Whether we know it or not, our carefully staged social and political theatres operate within a phenomenon recently described as the echo chamber. Clearly, the Pharisees were caught in a kind of herd-think in which they merely magnify each other’s shared belief to the point that they could not see beyond the barriers of their tiny bubble. If we condemn them as narrow-minded, what about our cyber search engines that magnify this “echo” effect many times over? Try searching for an airfare on a particular airlines and soon enough the advertisements from that specific airlines will pop up on your screen. Whenever we conduct an inquiry, the algorithms that drive the search engines pre-emptively push the items which they think we want. If a person has progressive leanings, then Twitter, Instagram and the likes will channel more materials that reflect one’s liberal viewpoints. How not to be trapped in echo chambers? If the Pharisees are regarded as wilfully blind, then, we are wittingly blinded by our groupthink.
To be able to see better and beyond this blindness, we need to step out. Faith is taking that step beyond our comfort zone. Like the man born blind who risked further ostracisation by responding to the Pharisees. In a way, it requires the courage of humility. Our search algorithms are less omniscient than we perceive them to be. Even though Google is good, still it is not free from bias and prejudice. Wikipedia is good, still it is not wisdom.
The challenge of Jesus to the Pharisee was to be less dogmatic and more compassionate. The example of Albert Einstein is illuminating. He was asked about how he felt of his many achievements. His answer showed a morality which might help us walk towards a more divinely inspired enlightenment. He said, “In formulating so many of these theories, I am not interested that I am proven right. I just want to know if I had been right”.
In many of our discussions or arguments, how often have we entered into them with an arrogance that we possess the truth and as such are ready to hammer those whom we disagree with? Such readiness to force one’s position down the throat of another is glaringly evident when society is infected by ideological divide. Every medium of communication has been co-opted to take sides championed by warring factions that it is impossible to have decent conversations without the arrogance of “being right”.

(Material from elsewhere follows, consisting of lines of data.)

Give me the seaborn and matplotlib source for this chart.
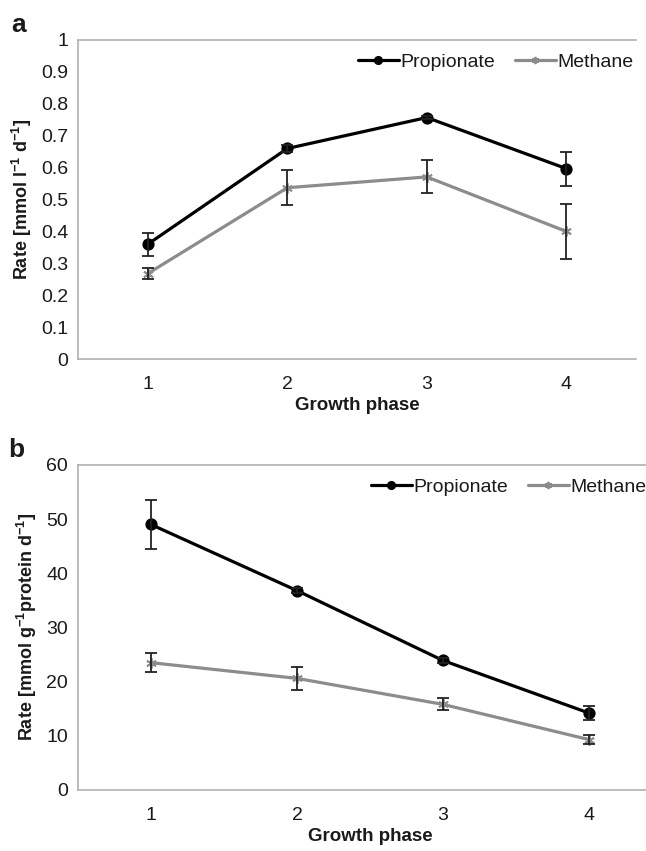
import numpy as np
import pandas as pd
import seaborn as sns
import matplotlib.pyplot as plt
from matplotlib.ticker import FixedLocator, MultipleLocator

sns.set_style("white")
plt.rcParams['font.family'] = ['Liberation Sans', 'DejaVu Sans']
plt.rcParams['mathtext.fontset'] = 'custom'
plt.rcParams['mathtext.rm'] = 'Liberation Sans:bold'
plt.rcParams['mathtext.bf'] = 'Liberation Sans:bold'

# data
phases = [1, 2, 3, 4]
series = ['Propionate', 'Methane']

# panel a: rate per litre
prop_a = [0.36, 0.66, 0.757, 0.597]
prop_a_err = [0.036, 0.012, 0.006, 0.053]
meth_a = [0.268, 0.537, 0.571, 0.40]
meth_a_err = [0.016, 0.055, 0.052, 0.085]

# panel b: rate per g protein
prop_b = [49.0, 36.8, 23.9, 14.2]
prop_b_err = [4.5, 0.5, 0.4, 1.3]
meth_b = [23.5, 20.6, 15.8, 9.3]
meth_b_err = [1.8, 2.1, 1.1, 0.9]

colors = {'Propionate': 'black', 'Methane': '#8c8c8c'}
markers = {'Propionate': 'o', 'Methane': (6, 2, 0)}
grey = '#b0b0b0'
txt = '#1a1a1a'

fig = plt.figure(figsize=(6.46, 8.51), dpi=100)
ax_a = fig.add_axes([0.1207, 0.578, 0.864, 0.375])
ax_b = fig.add_axes([0.1207, 0.0717, 0.904, 0.382])


def panel(ax, p, pe, m, me, ymax, ystep, ylabel, letter, leg_x):
    for name, vals in [('Propionate', p), ('Methane', m)]:
        df = pd.DataFrame({'phase': phases, 'rate': vals})
        sns.lineplot(data=df, x='phase', y='rate', color=colors[name],
                     marker=markers[name], ax=ax, label=name,
                     linewidth=2.3, markersize=7.5, markeredgewidth=1.3,
                     markeredgecolor=colors[name])
    for vals, errs in [(p, pe), (m, me)]:
        ax.errorbar(phases, vals, yerr=errs, fmt='none', ecolor='#222222',
                    elinewidth=1.3, capsize=4, capthick=1.3, zorder=5)

    ax.set_xlim(0.5, 4.5)
    ax.set_ylim(0, ymax)
    ax.yaxis.set_major_locator(MultipleLocator(ystep))
    ax.xaxis.set_major_locator(FixedLocator(phases))
    ax.xaxis.set_minor_locator(FixedLocator([0.5, 1.5, 2.5, 3.5, 4.5]))
    ax.set_xticklabels([str(x) for x in phases])
    ax.tick_params(axis='x', which='major', length=0, labelsize=14, pad=12,
                   labelcolor=txt)
    ax.tick_params(axis='x', which='minor', length=5, color=grey, width=1)
    ax.tick_params(axis='y', length=5, color=grey, width=1, labelsize=14,
                   pad=2, labelcolor=txt)
    for s in ['left', 'bottom', 'top']:
        ax.spines[s].set_color(grey)
        ax.spines[s].set_linewidth(1.2)
    ax.spines['right'].set_visible(False)

    ax.set_xlabel('Growth phase', fontsize=13.5, fontweight='bold',
                  labelpad=3, color=txt)
    ax.set_ylabel(ylabel, fontsize=13, fontweight='bold', labelpad=5,
                  color=txt)
    ax.text(-0.12, 1.01, letter, transform=ax.transAxes, fontsize=19,
            fontweight='bold', va='bottom', ha='left', color=txt)

    h, l = ax.get_legend_handles_labels()
    leg = ax.legend(h, l, loc='upper right', bbox_to_anchor=(leg_x, 1.0),
                    ncol=2, frameon=False, fontsize=14, handlelength=2.1,
                    handletextpad=0.1, columnspacing=1.0, borderaxespad=0.3,
                    markerscale=0.7)
    for t in leg.get_texts():
        t.set_color(txt)


panel(ax_a, prop_a, prop_a_err, meth_a, meth_a_err, 1.0, 0.1,
      r'Rate [mmol l$^{-1}$ d$^{-1}$]', 'a', 1.02)
ax_a.set_yticks(np.round(np.arange(0, 1.01, 0.1), 1))
ax_a.set_yticklabels(['0'] + ['%.1f' % v for v in np.arange(0.1, 0.95, 0.1)] + ['1'])
panel(ax_b, prop_b, prop_b_err, meth_b, meth_b_err, 60, 10,
      r'Rate [mmol g$^{-1}$protein d$^{-1}$]', 'b', 0.997)

fig.savefig('out.png', dpi=100)
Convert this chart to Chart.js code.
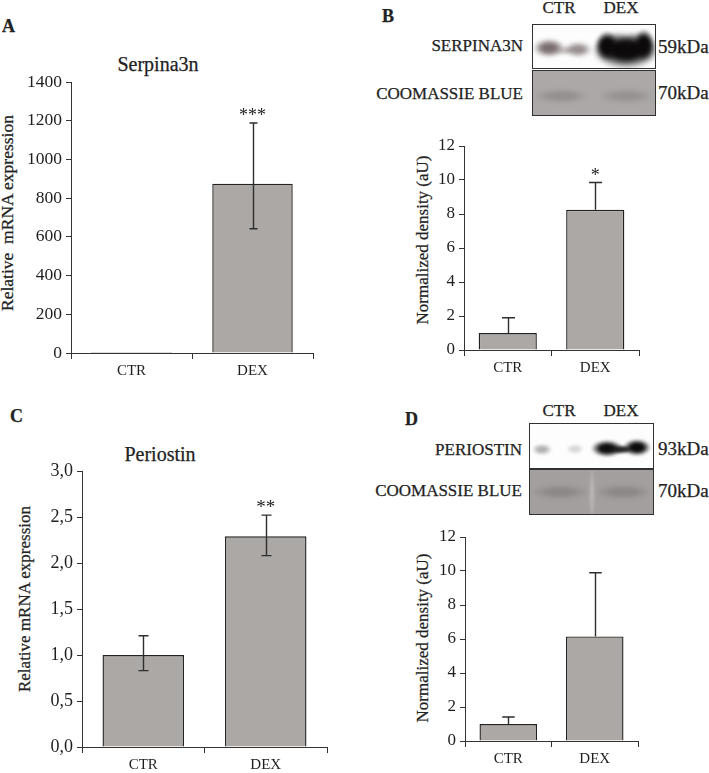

The Pharisees were certain that they were on the side of right. Whereas if we were to follow Albert Einstein, we become a bit more hesitant in our moral assessment and a little less categorical in our judgement. In defending a position, we would want to know that we have fought for our position with honour, humility and hospitality even if the opposing party does not follow the same rules.
St Ignatius in the Spiritual Exercises says we ought to give the other person a better interpretation, no matter how we feel. Perhaps one can understand why Pope Francis said, “Who am I to judge”? It was not a capitulation of the faculty of judging but in the matter of grace, God can work better if we were less Pharisaical or dogmatic and a bit more charitable. It certainly makes the world feel less certain and more dangerous but we can trust that the Lord’s light cannot be extinguished even by evil men.
In conclusion, the man born blind is a symbol of the struggle between light and darkness. Like the Pharisees who are blinded by their bubble of self-righteousness, we who inhabit a deeply divided, fractured and fragmented world need the light of faith to know who Christ truly is. To be spiritually blind is to dwell in darkness which is why to have both a clearer sight and a deeper insight are constant themes during the season of Lent. In begging for the grace to use the things of the world wisely and to hold on to things that endure eternally, may we come to behold and to follow Christ the only Light who leads us to eternal life.